THE BLOG

How the Arts Are Reinventing, Not Replacing, Existing Centers

03/06/2014 12:11 pm ET | Updated May 06, 2014

Many of the country's arts centers that were built during the '60s and '70s building boom are in less than desirable condition. Due to budget constraints and the issue of displacing audiences, leaders and planners are deciding on renovation instead of complete replacement. Notable arts venues such as the Lincoln and Kennedy Centers have reemerged as modern adaptations for the evolving needs of audiences, while also delicately retaining their identities.

Communities cherish facilities that they have supported for decades, but realize that updates in technology, comfort and access are needed to provide the best performances. Theater Planning Expert, Joshua Dachs of Fisher Dachs Associates, notes the delicacy of reinventing the performing arts venue: "I always ask, what are we designing and why? What are we trying to accomplish? Organizations understand the need to renovate, but keeping their identity and mission in focus is paramount as they move forward."

These challenges are facing arts facilities of all types, from large centers to theaters. One such project Dachs worked with is The Old Globe Theater, the well-regarded theater complex in San Diego, where he worked closely with the Executive Director, Lou Spisto. Spisto pioneered a $75 million-dollar fundraising campaign to update The Old Globe's campus with multiple goals.

The Globe needed to replace one of their theaters, add considerable new space to accommodate its growing education programs, and create entirely new public spaces, while also maintaining the look of the 1935 Tudor style complex. The challenge was pleasing the city's leaders and committees, the State's historic commission, donors, staff and artists using the facilities, and ultimately the audience and community. Lou Spisto and Josh Dachs considered how every single space would overcome this challenge.

Lou Spisto, currently a consultant and producer, commented: "We had many stakeholders and we managed to please them all.

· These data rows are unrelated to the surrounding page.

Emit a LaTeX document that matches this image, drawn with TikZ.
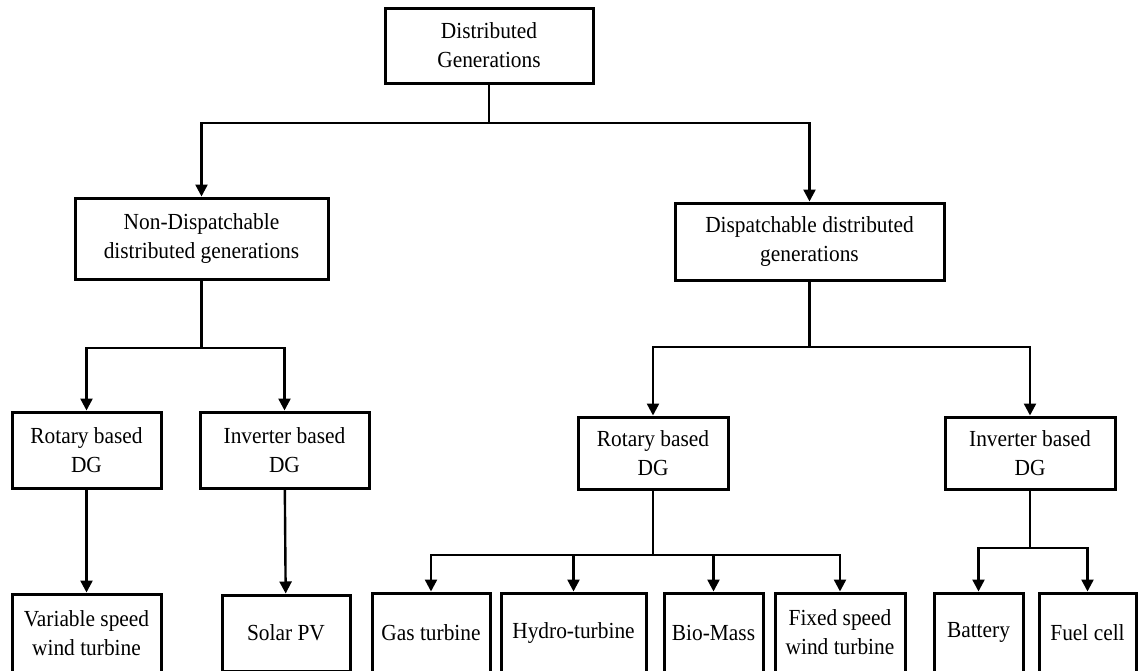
\documentclass[tikz,border=0pt]{standalone}
\usepackage{fontspec}
\setmainfont[FakeStretch=0.93]{Liberation Serif}
\usetikzlibrary{positioning,arrows.meta}
\tikzstyle{box}=[draw,line width=3pt,align=center,inner sep=0pt,
  font=\fontsize{23}{29}\selectfont]
\newcommand{\newBox}[4]{\node[box,#3](#1)[#4]{#2};}
\newcommand{\newBranch}[3]{\draw[->] (#1.south) -- (#3) -| (#2);}
\newcommand{\newLink}[2]{\draw[->] (#1) -- (#2);}

\begin{document}
\begin{tikzpicture}[x=1pt,y=-1pt,
      >={Triangle[width=12pt,length=12pt]},
      line width=2.4pt
      ]
      \useasboundingbox (0,0) rectangle (1138,670);
      % top level
      \newBox{DG}{Distributed\\Generations}{minimum width=208,minimum height=75}{at={(489,45.5)}}
      \newBox{NDG}{Non-Dispatchable\\distributed generations}{minimum width=253,minimum height=81}{at={(201.5,238.5)}}
      \newBox{DDG}{Dispatchable distributed\\generations}{minimum width=269,minimum height=77}{at={(809.5,241.5)}}
      % second level
      \newBox{RotL}{Rotary based\\DG}{minimum width=149,minimum height=76}{at={(86.5,450)}}
      \newBox{InvL}{Inverter based\\DG}{minimum width=169,minimum height=76}{at={(284.5,450)}}
      \newBox{RotR}{Rotary based\\DG}{minimum width=150,minimum height=72}{at={(653,453)}}
      \newBox{InvR}{Inverter based\\DG}{minimum width=170,minimum height=72}{at={(1030,453)}}
      % bottom row
      \newBox{VarW}{Variable speed\\wind turbine}{minimum width=149,minimum height=78}{at={(86.5,633)}}
      \newBox{PV}{Solar PV}{minimum width=128,minimum height=76}{at={(286,633)}}
      \newBox{Gas}{Gas turbine}{minimum width=118,minimum height=79}{at={(431,632.5)}}
      \newBox{Hydro}{Hydro-turbine}{minimum width=145,minimum height=79}{at={(573.5,632.5)}}
      \newBox{Bio}{Bio-Mass}{minimum width=99,minimum height=79}{at={(713.5,632.5)}}
      \newBox{FixW}{Fixed speed\\wind turbine}{minimum width=130,minimum height=79}{at={(840,632.5)}}
      \newBox{Bat}{Battery}{minimum width=89,minimum height=79}{at={(978.5,632.5)}}
      \newBox{Fuel}{Fuel cell}{minimum width=97,minimum height=79}{at={(1087.5,632.5)}}
      % junctions
      \coordinate (jDG) at (489,123);
      \coordinate (jNDG) at (201.5,348);
      \coordinate (jDDG) at (809.5,347);
      \coordinate (jRotR) at (653,555);
      \coordinate (jInvR) at (1030,548);
      % connectors
      \newBranch{DG}{NDG}{jDG}
      \newBranch{DG}{DDG}{jDG}
      \newBranch{NDG}{RotL}{jNDG}
      \newBranch{NDG}{InvL}{jNDG}
      \newBranch{DDG}{RotR}{jDDG}
      \newBranch{DDG}{InvR}{jDDG}
      \newLink{RotL}{VarW}
      \newLink{InvL}{PV}
      \newBranch{RotR}{Gas}{jRotR}
      \newBranch{RotR}{Hydro}{jRotR}
      \newBranch{RotR}{Bio}{jRotR}
      \newBranch{RotR}{FixW}{jRotR}
      \newBranch{InvR}{Bat}{jInvR}
      \newBranch{InvR}{Fuel}{jInvR}
    \end{tikzpicture}
\end{document}
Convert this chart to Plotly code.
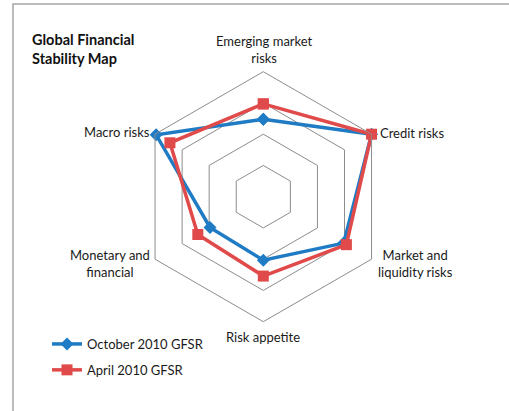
import plotly.graph_objects as go

categories = ["Emerging market<br>risks", "Credit risks", "Market and<br>liquidity risks",
              "Risk appetite", "Monetary and<br>financial", "Macro risks"]
october_2010 = [2.48, 4.0, 2.97, 2.03, 1.97, 3.96]
april_2010 = [2.97, 4.0, 3.07, 2.54, 2.42, 3.45]
series_names = ["October 2010 GFSR", "April 2010 GFSR"]

W, H = 509, 411
cx, cy, R = 263.3, 196.7, 125.0

FONT = "Lato"
TXT = "#1a1a1a"

# label placement (page pixels): x, y(center), xanchor, align
label_pos = [(264, 50, "center", "center"), (378, 133, "left", "left"),
             (415, 263, "center", "center"), (263, 337, "center", "center"),
             (110, 263, "center", "center"), (152, 132, "right", "right")]

fig = go.Figure()
fig.add_trace(go.Scatterpolar(
    r=october_2010 + october_2010[:1], theta=categories + categories[:1],
    mode="lines+markers", name=series_names[0], legendgroup="a",
    line=dict(color="#1F7BC4", width=3.5),
    marker=dict(symbol="diamond", size=10, color="#1F7BC4"),
))
fig.add_trace(go.Scatterpolar(
    r=april_2010 + april_2010[:1], theta=categories + categories[:1],
    mode="lines+markers", name=series_names[1], legendgroup="b",
    line=dict(color="#E04A4A", width=3.5),
    marker=dict(symbol="square", size=11, color="#E04A4A"),
))

annotations = [dict(text="<b>Global Financial<br>Stability Map</b>", x=30 / W, y=1 - 29 / H,
                    xref="paper", yref="paper", xanchor="left", yanchor="top",
                    showarrow=False, align="left",
                    font=dict(family=FONT, size=14.5, color="#111"))]
for lab, (px, py, xa, al) in zip(categories, label_pos):
    annotations.append(dict(text=lab, x=px / W, y=1 - py / H, xref="paper", yref="paper",
                            xanchor=xa, yanchor="middle", align=al, showarrow=False,
                            font=dict(family=FONT, size=13, color=TXT)))

fig.update_layout(
    width=W, height=H,
    margin=dict(l=0, r=0, t=0, b=0),
    paper_bgcolor="white",
    font=dict(family=FONT, size=13, color=TXT),
    polar=dict(
        domain=dict(x=[(cx - R) / W, (cx + R) / W], y=[(H - cy - R) / H, (H - cy + R) / H]),
        gridshape="linear",
        bgcolor="white",
        radialaxis=dict(range=[0, 4], dtick=1, showticklabels=False, ticks="",
                        showline=False, showgrid=True, gridcolor="#8c8c8c", gridwidth=1),
        angularaxis=dict(rotation=90, direction="clockwise", showgrid=False,
                         showline=True, linecolor="#8c8c8c", linewidth=1, ticks="",
                         showticklabels=False),
    ),
    legend=dict(x=47 / W, y=1 - 329 / H, xanchor="left", yanchor="top",
                font=dict(family=FONT, size=13, color=TXT),
                itemwidth=30, tracegroupgap=6, bgcolor="rgba(0,0,0,0)"),
    annotations=annotations,
    shapes=[dict(type="rect", xref="paper", yref="paper",
                 x0=13 / W, x1=1.05, y0=-0.05, y1=1 - 4 / H,
                 line=dict(color="#a6a6a6", width=1.5))],
)

fig.write_html("out.html", config={"displayModeBar": False},
               post_script="document.body.style.margin='0px';")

The plan that we developed with Josh made a huge difference; we stayed true to our vision as we navigated the design, budget and approval process. Our clarity was key to achieving the financial and civic support for facilities that will be home to some really great theatre and community programs for generations to come."

Arts organizations nationwide are updating facilities but, more importantly, reexamining their mission. This may not be the great civic building boom of the '60s, but it is a great opportunity for communities to rededicate themselves to their arts spaces of all sizes as they enter a great new era.